Stephen Salter. Professor of mechanical engineering, University of Edinburgh

The elite design engineer of the future will need to combine theoretical studies with hands-on experience in the workshop

Inventors suffer from being too early or too late with their ideas. When I was six my father gave me some magnets and told me that they were made by sending electricity through a coil. It seemed very obvious to make electricity by putting a magnet into a coil, but sad that Faraday had done so already. After magnets it was aeroplanes. I wanted to design the successor to the Spitfire and got an apprenticeship as an aircraft fitter. I learned about filing, drilling holes in the right place, wind-tunnels, test-tanks, supersonic fighters, rockets and hovercraft.

I owe my research career to the hostility of a lecturer at the Isle of Wight Technical College, who stopped me getting a university grant. As a result, I was one of the few students who were as poor as many students today and had to moonlight during my degree. This led to a meeting with a prolific inventor, Richard Gregory, who was trying to make a microscope with a scanning objective lens without knowing quite enough about machine tools. Being able to make a round shiny hole of the right diameter in the right place seemed so wonderful to him that I started working more formally on the afternoon of my final exam. Nobody ever asked about the results. By the early 1960s aeroplanes seemed to be less about beating the Luftwaffe and more about dropping atom bombs on Russians, but the chance of getting my own workshop was enough to keep me in a university, working as inventor's mate. After microscopes came a telescope camera, microphones for measuring noises from birds' eggs, robots, a moving-slit spectrograph and a computer touch-screen.

Much engineering involves making things move in the way you want but not in the way you do not. You have to understand actuators, sensors to measure errors, computers to correct them and the bearings where links join. With these skills you can work in almost any area. The greater the number of areas, the better you get because you can import different ways of thinking. Many new products are an intimate mixture of mechanics and electronics, subjects generally separated by tradition and by the jealousies of their respective professional institutions and university departments. Working at the border doubles your range.

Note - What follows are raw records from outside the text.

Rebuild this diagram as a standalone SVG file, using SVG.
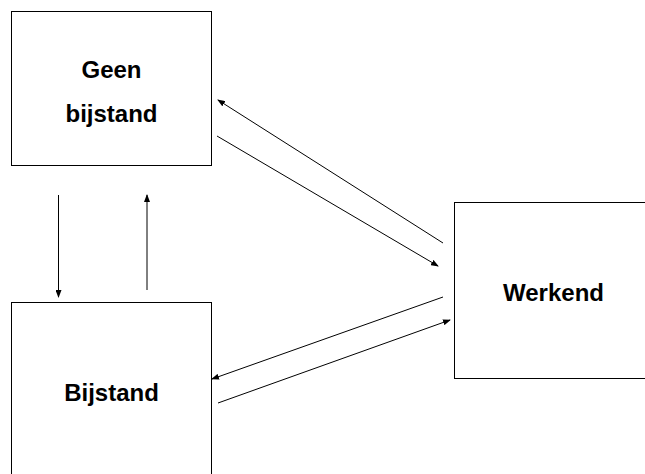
<svg xmlns="http://www.w3.org/2000/svg" width="645" height="474" viewBox="0 0 645 474">
<style>
.box{fill:#fff;stroke:#000;stroke-width:1}
.lbl{font-family:"Liberation Sans",Arial,sans-serif;font-weight:bold;font-size:24px;fill:#000;text-anchor:middle}
.con{stroke:#000;stroke-width:1;fill:none;marker-end:url(#ah)}
</style>
<defs>
<marker id="ah" markerWidth="8" markerHeight="6" refX="7" refY="3" orient="auto" markerUnits="userSpaceOnUse">
<path d="M0,0 L8,3 L0,6 Z" fill="#000"/>
</marker>
</defs>
<rect width="645" height="474" fill="#fff"/>
<g id="geen-bijstand">
<rect class="box" x="11.5" y="11.5" width="200" height="154"/>
<text class="lbl" x="111.5" y="77.5">Geen</text>
<text class="lbl" x="111.5" y="121.5">bijstand</text>
</g>
<g id="bijstand">
<rect class="box" x="11.5" y="302.5" width="200" height="180"/>
<text class="lbl" x="111.5" y="401">Bijstand</text>
</g>
<g id="werkend">
<rect class="box" x="454.5" y="202.5" width="200" height="176"/>
<text class="lbl" x="553.5" y="301">Werkend</text>
</g>
<g id="connectors">
<line class="con" x1="58.5" y1="195" x2="58.5" y2="297"/>
<line class="con" x1="147" y1="290" x2="147" y2="195"/>
<line class="con" x1="443" y1="243" x2="218" y2="100"/>
<line class="con" x1="217" y1="136" x2="438" y2="266"/>
<line class="con" x1="443" y1="297" x2="212" y2="379"/>
<line class="con" x1="218" y1="403" x2="450" y2="320"/>
</g>
</svg>
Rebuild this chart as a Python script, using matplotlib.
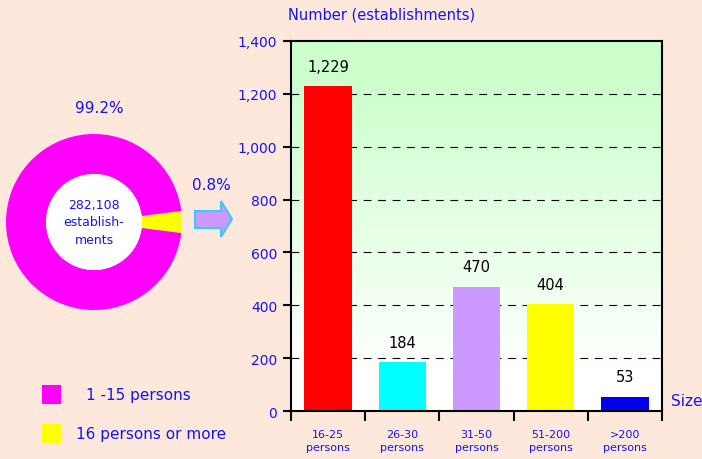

In 1973, I started working on wave energy. This needed instrumented models, wave-gauges, test-tanks and a new kind of wave-maker that could absorb reflections. This wave-maker was an invention at the right time and there is now a flourishing industry in Edinburgh. The control idea of the wave-maker may one day be applied to the design of wafer-steppers for making microchips faster, and to improving nanometer precision.

The most rewarding feature has been the experience of a way of educating young designers found by accident during the major model and tank-building projects. If you put bright, motivated school-leavers into workshops and laboratories with skilled engineers and make them use their hands on real projects with good machines and computers, they acquire design skills, theory, three-dimensional thinking and problem-solving ability at an astonishing rate. Furthermore, they understand the need for theory and remember it. The early careers of most great engineers followed this pattern.

But many graduates today, even those with "first-class" degrees, cannot name and do not understand the functions of common cutting tools. They could never make round, shiny holes of the right diameter in the right place and they soon forget much of the theory. My final ambition is to formalise and extend these methods to produce elite design engineers.